O despacho da juíza federal Clarides Rahmeier, da 9ª Vara Federal de Porto Alegre, considera a reivindicação dos indígenas, registrando a argumentação de que "os Kaingang nunca deixaram de acessar o Morro Santa para diversas finalidades, como a coleta de materiais de artesanato, acesso a locais sagrados e ritualização com a medicina tradicional, de modo que há justa reivindicação do território". Entretanto, considera que a "autora comprovou adequadamente a propriedade e posse da área".

Omissão

Um trecho da decisão deixa claro, ainda, o peso da omissão da Funai diante do caso. "Ao Judiciário, não cabe conceder a posse da terra à Comunidade Indígena Kaingang e Xokleng, em decorrência de reconhecimento de área historicamente indígena sem o devido procedimento de constatação, em que seja garantida a ampla defesa e o contraditório do proprietário do imóvel", escreveu a juíza. O prazo definido para desocupação da área se encerra na próxima terça (20).

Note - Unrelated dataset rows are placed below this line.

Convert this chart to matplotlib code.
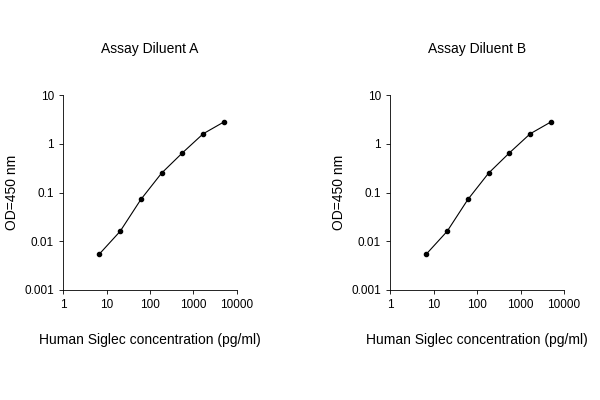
import matplotlib; matplotlib.use("Agg")
import matplotlib.pyplot as plt

titles = ["Assay Diluent A", "Assay Diluent B"]
conc = [6.9, 20.6, 61.7, 185, 556, 1667, 5000]
od_a = [0.0055, 0.016, 0.072, 0.25, 0.65, 1.6, 2.8]
od_b = [0.0055, 0.016, 0.072, 0.25, 0.65, 1.6, 2.8]
xticks = [1, 10, 100, 1000, 10000]
yticks = [0.001, 0.01, 0.1, 1, 10]

fig = plt.figure(figsize=(6, 4), dpi=100)
plt.rcParams["font.family"] = "Liberation Sans"
for i, (t, od) in enumerate(zip(titles, [od_a, od_b])):
    ax = fig.add_axes([0.105 + i * 0.545, 0.275, 0.29, 0.4875])
    ax.plot(conc, od, color="black", lw=0.8, marker="o", ms=3)
    ax.set_xscale("log"); ax.set_yscale("log")
    ax.set_xlim(1, 10000); ax.set_ylim(0.001, 10)
    ax.set_xticks(xticks); ax.set_xticklabels([str(v) for v in xticks])
    ax.set_yticks(yticks); ax.set_yticklabels(["0.001", "0.01", "0.1", "1", "10"])
    ax.minorticks_off()
    ax.tick_params(labelsize=8.5, length=3, width=0.6)
    for s in ["top", "right"]:
        ax.spines[s].set_visible(False)
    for s in ["left", "bottom"]:
        ax.spines[s].set_linewidth(0.6)
    ax.set_title(t, fontsize=10, pad=30)
    ax.set_ylabel("OD=450 nm", fontsize=10)
    ax.set_xlabel("Human Siglec concentration (pg/ml)", fontsize=10, labelpad=16)

fig.savefig("out.png", dpi=100)
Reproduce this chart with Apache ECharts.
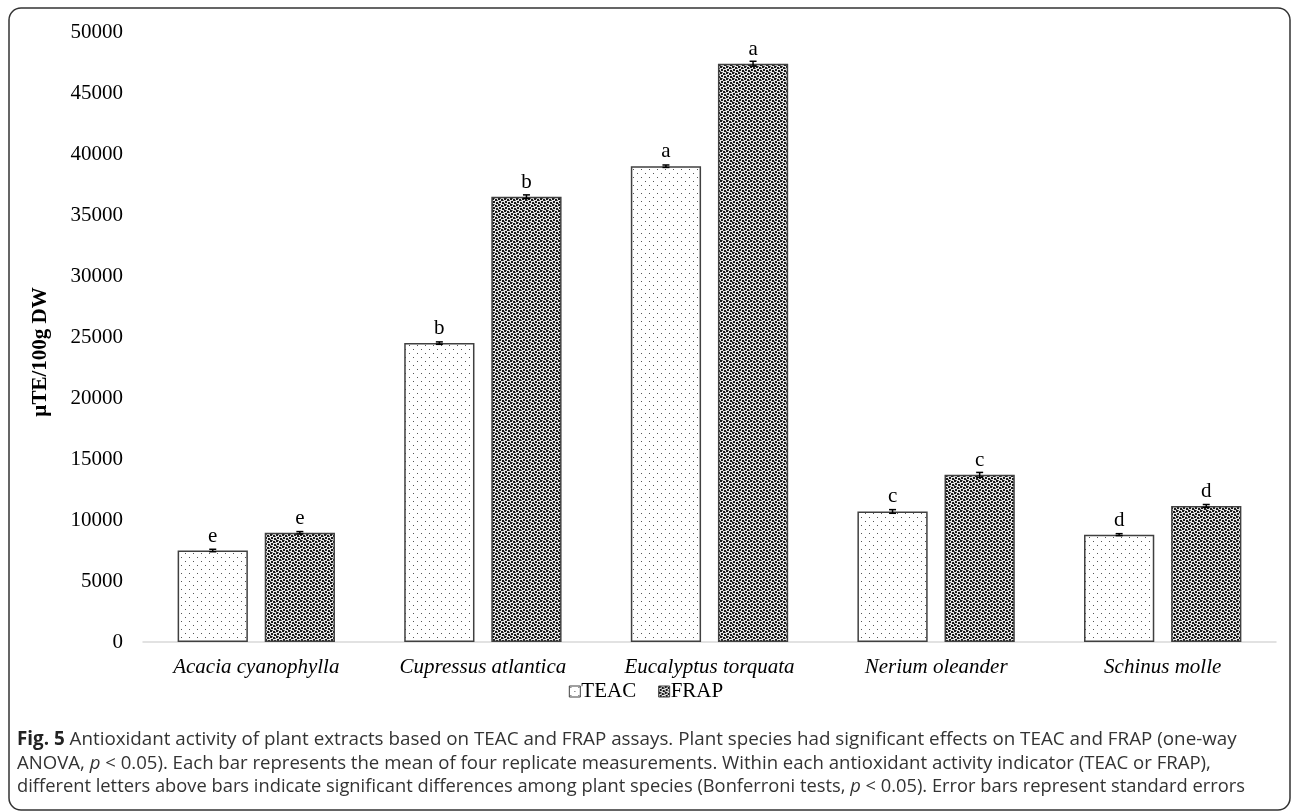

Os representantes jurídicos do povo indígena entrarão com agravo de instrumento pedindo suspensão da liminar pelo risco do pleito dos indígenas ficar inviabilizado. Diante da disputa, a cacica Iracema afirmou que se a Justiça decidir contrariamente à permanência de seu povo no Morro Santana, "então me leva num caixão, porque eu não vou sair".